There is a lot of advice online about what you should get for your puppy, and most of it includes a lot of money for unnecessary items. For example you don’t need to buy a puppy blanket. If you are able to stay warm at home, your puppy will have no problems with cold. If you find your puppy feeling cold you will work it out better that buying an overpriced puppy blanket from the pet store. For example, give them an old sweater. 

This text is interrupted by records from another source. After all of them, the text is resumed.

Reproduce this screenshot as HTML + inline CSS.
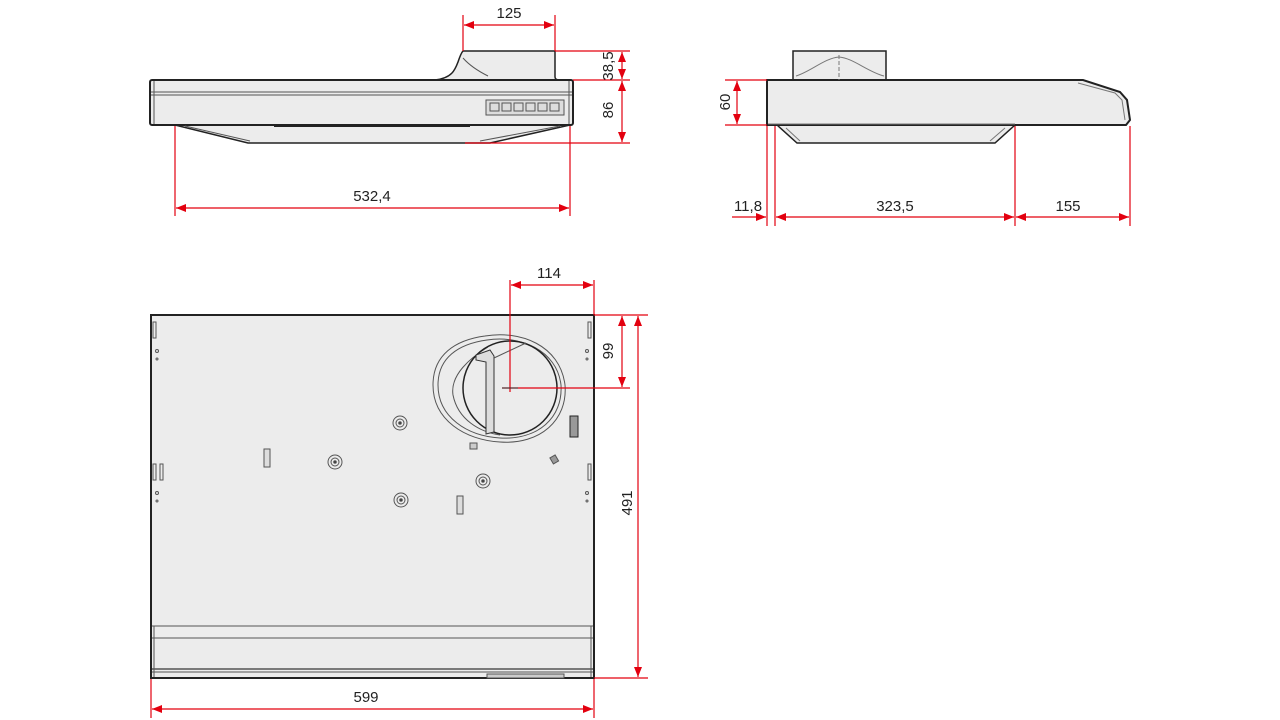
<!DOCTYPE html>
<html><head><meta charset="utf-8"><style>
html,body{margin:0;padding:0;background:#fff;width:1280px;height:720px;overflow:hidden}
svg{display:block}
text{font-family:"Liberation Sans","DejaVu Sans",sans-serif;font-size:15px;fill:#222}
</style></head><body>
<svg width="1280" height="720" viewBox="0 0 1280 720" xmlns="http://www.w3.org/2000/svg">
<defs>
<marker id="a" markerWidth="10" markerHeight="8" refX="10" refY="4" orient="auto-start-reverse" markerUnits="userSpaceOnUse">
<path d="M0,0 L10,4 L0,8 Z" fill="#e3000f"/></marker>
</defs>

<!-- FRONT VIEW -->
<g stroke="#222" fill="#ececec">
<path d="M435,80 C452,78 455,70 458,62 C460,56 462,52 463,51 L555,51 L555,77 C555,79 557,80 560,80 Z" stroke-width="1.5"/>
<path d="M175,125 L248,143 L490,143 L570,125 Z" stroke-width="1.5"/>
<rect x="150" y="80" width="423" height="45" rx="2" stroke-width="2"/>
</g>
<g stroke="#555" fill="none" stroke-width="1">
<line x1="151" y1="92" x2="572" y2="92"/><line x1="151" y1="95" x2="572" y2="95"/>
<line x1="154" y1="81" x2="154" y2="124"/><line x1="569" y1="81" x2="569" y2="124"/>
<line x1="274" y1="126" x2="470" y2="126" stroke="#222" stroke-width="2"/>
<line x1="185" y1="126" x2="250" y2="141"/><line x1="560" y1="126" x2="480" y2="141"/>
<path d="M463,58 C470,66 480,72 488,76"/>
<rect x="486" y="100" width="78" height="15" fill="#ddd"/>
<rect x="490" y="103" width="9" height="8"/><rect x="502" y="103" width="9" height="8"/><rect x="514" y="103" width="9" height="8"/><rect x="526" y="103" width="9" height="8"/><rect x="538" y="103" width="9" height="8"/><rect x="550" y="103" width="9" height="8"/>
</g>
<g stroke="#e3000f" stroke-width="1.2" fill="none">
<line x1="463" y1="15" x2="463" y2="51"/><line x1="555" y1="15" x2="555" y2="51"/>
<line x1="464" y1="25" x2="554" y2="25" marker-start="url(#a)" marker-end="url(#a)"/>
<line x1="555" y1="51" x2="630" y2="51"/><line x1="573" y1="80" x2="630" y2="80"/><line x1="465" y1="143" x2="630" y2="143"/>
<line x1="622" y1="52" x2="622" y2="79" marker-start="url(#a)" marker-end="url(#a)"/>
<line x1="622" y1="81" x2="622" y2="142" marker-start="url(#a)" marker-end="url(#a)"/>
<line x1="175" y1="126" x2="175" y2="216"/><line x1="570" y1="126" x2="570" y2="216"/>
<line x1="176" y1="208" x2="569" y2="208" marker-start="url(#a)" marker-end="url(#a)"/>
</g>
<text x="509" y="18" text-anchor="middle">125</text>
<text transform="translate(613,66) rotate(-90)" text-anchor="middle">38,5</text>
<text transform="translate(613,110) rotate(-90)" text-anchor="middle">86</text>
<text x="372" y="201" text-anchor="middle">532,4</text>

<!-- SIDE VIEW -->
<g stroke="#222" fill="#ececec">
<rect x="793" y="51" width="93" height="29" stroke-width="1.5"/>
<path d="M777,125 L797,143 L995,143 L1015,125 Z" stroke-width="1.5"/>
<path d="M767,80 L1083,80 L1120,92 L1127,100 L1130,120 L1126,125 L767,125 Z" stroke-width="2"/>
</g>
<g stroke="#777" fill="none" stroke-width="1">
<path d="M796,76 C810,72 825,58 839,57 C853,58 868,72 884,76"/>
<line x1="839" y1="55" x2="839" y2="80" stroke-dasharray="4,2"/>
<path d="M1078,83 L1115,93 L1122,100 L1125,120"/>
<line x1="768" y1="124" x2="1015" y2="124"/>
<line x1="786" y1="128" x2="800" y2="141"/><line x1="1005" y1="128" x2="990" y2="141"/>
</g>
<g stroke="#e3000f" stroke-width="1.2" fill="none">
<line x1="725" y1="80" x2="767" y2="80"/><line x1="725" y1="125" x2="767" y2="125"/>
<line x1="737" y1="81" x2="737" y2="124" marker-start="url(#a)" marker-end="url(#a)"/>
<line x1="767" y1="126" x2="767" y2="226"/><line x1="775" y1="126" x2="775" y2="226"/>
<line x1="1015" y1="126" x2="1015" y2="226"/><line x1="1130" y1="126" x2="1130" y2="226"/>
<line x1="732" y1="217" x2="766" y2="217" marker-end="url(#a)"/>
<line x1="776" y1="217" x2="1014" y2="217" marker-start="url(#a)" marker-end="url(#a)"/>
<line x1="1016" y1="217" x2="1129" y2="217" marker-start="url(#a)" marker-end="url(#a)"/>
</g>
<text transform="translate(730,102) rotate(-90)" text-anchor="middle">60</text>
<text x="748" y="211" text-anchor="middle">11,8</text>
<text x="895" y="211" text-anchor="middle">323,5</text>
<text x="1068" y="211" text-anchor="middle">155</text>

<!-- TOP VIEW -->
<rect x="151" y="315" width="443" height="363" fill="#ececec" stroke="#222" stroke-width="2"/>
<g stroke="#555" fill="none" stroke-width="1">
<line x1="152" y1="626" x2="593" y2="626"/><line x1="152" y1="638" x2="593" y2="638"/>
<line x1="152" y1="669" x2="593" y2="669" stroke-width="1.5"/><line x1="152" y1="672" x2="593" y2="672"/>
<line x1="154" y1="626" x2="154" y2="677"/><line x1="591" y1="626" x2="591" y2="677"/>
<rect x="487" y="674" width="77" height="4" fill="#ccc"/>
<rect x="153" y="322" width="3" height="16"/><rect x="588" y="322" width="3" height="16"/>
<rect x="153" y="464" width="3" height="16"/><rect x="160" y="464" width="3" height="16"/><rect x="588" y="464" width="3" height="16"/>
<circle cx="157" cy="351" r="1.5"/><circle cx="157" cy="359" r="1"/><circle cx="587" cy="351" r="1.5"/><circle cx="587" cy="359" r="1"/>
<circle cx="157" cy="493" r="1.5"/><circle cx="157" cy="501" r="1"/><circle cx="587" cy="493" r="1.5"/><circle cx="587" cy="501" r="1"/>
<path d="M485,336 C520,330 560,345 565,385 C568,420 540,445 500,442 C465,440 433,420 433,385 C433,355 455,340 485,336 Z"/>
<path d="M487,340 C520,335 557,350 561,385 C563,418 538,440 500,438 C467,436 438,417 438,385 C438,358 458,344 487,340 Z"/>
<path d="M488,347 C470,358 450,375 453,395 C458,420 480,432 500,435"/>
<circle cx="510" cy="388" r="47" stroke="#222" stroke-width="1.5"/>
<path d="M476,355 L490,350 L494,356 L494,432 L486,434 L486,362 L476,360 Z" fill="#ddd" stroke="#333"/>
<line x1="494" y1="358" x2="526" y2="343"/>
<g><circle cx="400" cy="423" r="7"/><circle cx="400" cy="423" r="4"/><circle cx="400" cy="423" r="1.3" fill="#333"/></g>
<g><circle cx="335" cy="462" r="7"/><circle cx="335" cy="462" r="4"/><circle cx="335" cy="462" r="1.3" fill="#333"/></g>
<g><circle cx="483" cy="481" r="7"/><circle cx="483" cy="481" r="4"/><circle cx="483" cy="481" r="1.3" fill="#333"/></g>
<g><circle cx="401" cy="500" r="7"/><circle cx="401" cy="500" r="4"/><circle cx="401" cy="500" r="1.3" fill="#333"/></g>
<rect x="264" y="449" width="6" height="18" fill="#ddd"/><rect x="457" y="496" width="6" height="18" fill="#ddd"/>
<rect x="570" y="416" width="8" height="21" fill="#999" stroke="#222"/>
<rect x="470" y="443" width="7" height="6" fill="#ccc"/>
<rect x="551" y="456" width="6" height="7" fill="#999" transform="rotate(-30 554 459)"/>
</g>
<g stroke="#e3000f" stroke-width="1.2" fill="none">
<line x1="510" y1="280" x2="510" y2="392"/><line x1="594" y1="280" x2="594" y2="315"/>
<line x1="511" y1="285" x2="593" y2="285" marker-start="url(#a)" marker-end="url(#a)"/>
<line x1="502" y1="388" x2="630" y2="388"/>
<line x1="594" y1="315" x2="648" y2="315"/><line x1="594" y1="678" x2="648" y2="678"/>
<line x1="622" y1="316" x2="622" y2="387" marker-start="url(#a)" marker-end="url(#a)"/>
<line x1="638" y1="316" x2="638" y2="677" marker-start="url(#a)" marker-end="url(#a)"/>
<line x1="151" y1="679" x2="151" y2="718"/><line x1="594" y1="679" x2="594" y2="718"/>
<line x1="152" y1="709" x2="593" y2="709" marker-start="url(#a)" marker-end="url(#a)"/>
</g>
<line x1="502" y1="388" x2="518" y2="388" stroke="#333" stroke-width="1"/>
<text x="549" y="278" text-anchor="middle">114</text>
<text transform="translate(613,351) rotate(-90)" text-anchor="middle">99</text>
<text transform="translate(632,503) rotate(-90)" text-anchor="middle">491</text>
<text x="366" y="702" text-anchor="middle">599</text>
</svg>
</body></html>
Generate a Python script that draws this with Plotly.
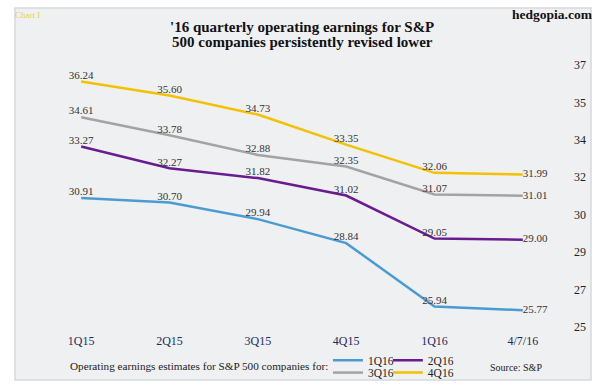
import plotly.graph_objects as go

categories = ["1Q15", "2Q15", "3Q15", "4Q15", "1Q16", "4/7/16"]
series_names = ["1Q16", "2Q16", "3Q16", "4Q16"]
est_1q16 = [30.91, 30.70, 29.94, 28.84, 25.94, 25.77]
est_2q16 = [33.27, 32.27, 31.82, 31.02, 29.05, 29.00]
est_3q16 = [34.61, 33.78, 32.88, 32.35, 31.07, 31.01]
est_4q16 = [36.24, 35.60, 34.73, 33.35, 32.06, 31.99]
y_tick_vals = [25 + k * 12 / 7 for k in range(8)]
y_tick_text = ["25", "27", "29", "30", "32", "34", "35", "37"]

colors = ["#4b9bd2", "#6a1b8f", "#a3a3a3", "#f2c200"]
serif = "Liberation Serif"

fig = go.Figure()
all_series = [est_1q16, est_2q16, est_3q16, est_4q16]
legend_ids = ["legend2", "legend3", "legend4", "legend5"]
positions = ["top center"] * (len(categories) - 1) + ["middle right"]
for i, (name, vals) in enumerate(zip(series_names, all_series)):
    fig.add_trace(go.Scatter(
        x=categories, y=vals, mode="lines+text", name=name,
        line=dict(color=colors[i], width=2.5),
        text=[f"{v:.2f}" for v in vals], textposition=positions,
        textfont=dict(family=serif, size=11, color="#333333"),
        legend=legend_ids[i], showlegend=True,
        cliponaxis=False, hoverinfo="skip",
    ))

leg_common = dict(orientation="h", xref="paper", yanchor="middle", xanchor="left",
                  bgcolor="rgba(0,0,0,0)",
                  font=dict(family=serif, size=11.5, color="#222222"),
                  tracegroupgap=0, itemwidth=30)

fig.update_layout(
    width=602, height=390,
    showlegend=True,
    margin=dict(l=37, r=35, t=65, b=63, autoexpand=False),
    paper_bgcolor="#ffffff",
    plot_bgcolor="#fbfbeb",
    font=dict(family=serif, color="#222222"),
    xaxis=dict(type="category", range=[-0.5, 5.5], showgrid=False, zeroline=False,
               showline=False, ticks="", ticklabelstandoff=5,
               tickfont=dict(family=serif, size=12, color="#1f2a5a")),
    yaxis=dict(range=[25, 37], side="right", tickvals=y_tick_vals, ticktext=y_tick_text,
               showgrid=False, zeroline=False, showline=False, ticks="", ticklabelstandoff=6,
               tickfont=dict(family=serif, size=12, color="#222222")),
    legend2=dict(x=0.549, y=-0.127, **leg_common),
    legend3=dict(x=0.662, y=-0.127, **leg_common),
    legend4=dict(x=0.549, y=-0.174, **leg_common),
    legend5=dict(x=0.662, y=-0.174, **leg_common),
    shapes=[
        dict(type="rect", xref="paper", yref="paper", x0=-0.0415, x1=1.0453,
             y0=-0.2027, y1=1.2176, line=dict(color="#d6d9de", width=1.5),
             fillcolor="#eff0f2", layer="below"),
    ],
    annotations=[
        dict(text="<b>'16 quarterly operating earnings for S&P</b>",
             xref="paper", yref="paper", x=0.5, y=1.145, xanchor="center", yanchor="middle",
             showarrow=False, font=dict(family=serif, size=15, color="#111111")),
        dict(text="<b>500 companies persistently revised lower</b>",
             xref="paper", yref="paper", x=0.5, y=1.086, xanchor="center", yanchor="middle",
             showarrow=False, font=dict(family=serif, size=15, color="#111111")),
        dict(text="Chart I", xref="paper", yref="paper", x=-0.045, y=1.191,
             xanchor="left", yanchor="middle", showarrow=False,
             font=dict(family=serif, size=9, color="#e8d24a")),
        dict(text="<b>hedgopia.com</b>", xref="paper", yref="paper", x=1.053, y=1.191,
             xanchor="right", yanchor="middle", showarrow=False,
             font=dict(family=serif, size=13.5, color="#111111")),
        dict(text="Operating earnings estimates for S&P 500 companies for:", xref="paper",
             yref="paper", x=0.0585, y=-0.149, xanchor="left", yanchor="middle",
             showarrow=False, font=dict(family=serif, size=11.2, color="#222222")),
        dict(text="Source: S&P", xref="paper", yref="paper", x=0.85, y=-0.153,
             xanchor="left", yanchor="middle", showarrow=False,
             font=dict(family=serif, size=10, color="#222222")),
    ],
)

fig.write_html("out.html", config={"displayModeBar": False},
               post_script="document.body.style.margin='0';document.body.style.overflow='hidden';")
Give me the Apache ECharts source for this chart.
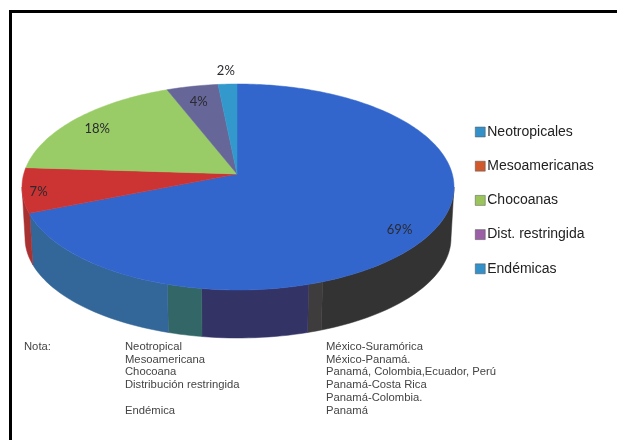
<!DOCTYPE html>
<html><head><meta charset="utf-8">
<style>html,body{margin:0;padding:0;background:#fff}#c{width:617px;height:440px}</style>
<script src="https://cdn.jsdelivr.net/npm/echarts@6/dist/echarts.min.js"></script>
</head><body><div id="c"></div>
<script>
const categories = ['Neotropicales','Mesoamericanas','Chocoanas','Dist. restringida','Endémicas'];
const values = [69,7,18,4.4,1.6];
const sliceColors = ['#3366CC','#CC3333','#99CC66','#666699','#3399CC'];
const legendColors = ['#3390C8','#D05A2C','#9BC45C','#9A5FA5','#3390C8'];
const labelReach = [0.91,0.93,0.8,0.75,1.03];
const rimEdges = [25,43.6,44.7,52.7,55.3,70.7,75];
const rimColors = ['#333333','#3E3C3C','#333366','#336666','#336699','#A83232'];
const noteHead = 'Nota:';
const noteKinds = ['Neotropical','Mesoamericana','Chocoana','Distribución restringida','','Endémica'];
const noteRanges = ['México-Suramórica','México-Panamá.','Panamá, Colombia,Ecuador, Perú','Panamá-Costa Rica','Panamá-Colombia.','Panamá'];

const apex = {x:237,y:174};
const top_ = {x:238,y:187,rx:216,ry:103};
const bot = {x:238,y:238,rx:213,ry:100};
const total = values.reduce((a,b)=>a+b,0);
const ang = p => p/100*2*Math.PI;
function rim(theta){
  const dx = top_.rx*Math.sin(theta), dy = -top_.ry*Math.cos(theta);
  const ox = (apex.x-top_.x)/top_.rx, oy = (apex.y-top_.y)/top_.ry;
  const ux = dx/top_.rx, uy = dy/top_.ry;
  const a = ux*ux+uy*uy, b = 2*(ox*ux+oy*uy), c = ox*ox+oy*oy-1;
  const t = (-b+Math.sqrt(b*b-4*a*c))/(2*a);
  return [apex.x+t*dx, apex.y+t*dy];
}
const starts = values.map((v,i)=>values.slice(0,i).reduce((a,b)=>a+b,0)/total);
function arcPoints(e,from,to){
  const pts=[], n=Math.max(2,Math.ceil((to-from)*2));
  for(let k=0;k<=n;k++){const p=ang(from+(to-from)*k/n);pts.push([e.x+e.rx*Math.sin(p),e.y-e.ry*Math.cos(p)]);}
  return pts;
}
const wallSeries = {
  type:'custom', name:'wall', silent:true, z:1, coordinateSystem:'none',
  data: rimColors.map((c,i)=>[i]),
  renderItem(params){
    const i=params.dataIndex, f=rimEdges[i], t=rimEdges[i+1];
    const pts = arcPoints(top_,f,t).concat(arcPoints(bot,f,t).reverse());
    return {type:'polygon',shape:{points:pts},style:{fill:rimColors[i],stroke:rimColors[i],lineWidth:0.5}};
  }
};
const sliceSeries = categories.map((name,i)=>({
  type:'custom', name, silent:true, z:2, coordinateSystem:'none',
  itemStyle:{color:legendColors[i]},
  data:[[values[i]]],
  renderItem(params,api){
    const share = api.value(0)/total, s=starts[i], pts=[[apex.x,apex.y]];
    const n=Math.max(4,Math.ceil(share*360));
    for(let k=0;k<=n;k++) pts.push(rim((s+share*k/n)*2*Math.PI));
    const mid=(s+share/2)*2*Math.PI;
    const lx=apex.x+labelReach[i]*top_.rx*Math.sin(mid), ly=apex.y+3-labelReach[i]*top_.ry*Math.cos(mid);
    return {type:'group',children:[
      {type:'polygon',shape:{points:pts},style:{fill:sliceColors[i],stroke:sliceColors[i],lineWidth:0.5}},
      {type:'text',z2:10,style:{x:lx,y:ly,text:Math.round(api.value(0))+'%',fill:'#2a2a30',font:'13px Lato',textAlign:'center',textVerticalAlign:'middle'}}
    ]};
  }
}));
const noteFont='11.25px "Liberation Sans"';
const noteY=[347,359.5,372,385,398,411];
const noteText=(t,x,y)=>({type:'text',z:5,style:{x,y,text:t,fill:'#444',font:noteFont,textVerticalAlign:'middle'}});
const graphics=[
  {type:'rect',z:6,shape:{x:9,y:10,width:608,height:3},style:{fill:'#000'}},
  {type:'rect',z:6,shape:{x:9,y:10,width:3,height:430},style:{fill:'#000'}},
  noteText(noteHead,24,noteY[0]),
  ...noteKinds.map((t,i)=>noteText(t,125,noteY[i])),
  ...noteRanges.map((t,i)=>noteText(t,326,noteY[i])),
  {type:'rect',z:6,shape:{x:12,y:416,width:605,height:24},style:{fill:'#fff'}}
];
const chart=echarts.init(document.getElementById('c'),null,{renderer:'canvas'});
chart.setOption({
  animation:false, backgroundColor:'#fff',
  legend:{
    orient:'vertical',left:470,top:120,itemWidth:10,itemHeight:10,itemGap:20.2,selectedMode:false,
    icon:'rect',
    textStyle:{fontFamily:'Liberation Sans',fontSize:14,color:'#222',padding:[0,0,0,-3]},
    data:categories.map((name,i)=>({name,itemStyle:{color:legendColors[i],borderColor:'#555',borderWidth:0.5}}))
  },
  series:[wallSeries,...sliceSeries],
  graphic:graphics
});
</script></body></html>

If tomorrow is the day your new dog comes home get these: 

  • Food. I searched the whole internet about this before I got my first dog. If you ask 20 experts you will likely get 20 different answers. What is good food for my dog might be less good for yours. A suitable diet (raw/dry/cooked meals) for my dog can be detrimental (I have seen it) for yours. I went from a super premium dog food to a less premium one and it sat better with my dog. So, don’t fall right away for the grain-free, super holistic, human-grade, organic, best food in the market. You might have to change a brand or two before you find the one. One is for sure, your new dog will need good food soon after they come in. This will warm their heart.
  • A nice bed. Give your dog some personal space. A bed, a corner that will be theirs. You don’t need to buy those overpriced beds for dogs. Be creative. Find old pillows and cushions and create a cozy corner. Old cushions are a better start if you expect a puppy that likes to rip up fluffy stuff and pees everywhere.
  • 2 Bowls. For food and water.
  • Toys. Puppies are either asleep or playful. Since we can’t constantly be there to play with them, they need some interesting and fun toys to keep them busy. Chewing toys are the best.
  • Harness and leash. Don’t spend much here because your dog(s) will need new equipment as they grow bigger.

After a few days and nights, your dog will be feeling like home. They won’t be missing their siblings or their mom. They will have you.  

Now is a good time for your first visit to the vet.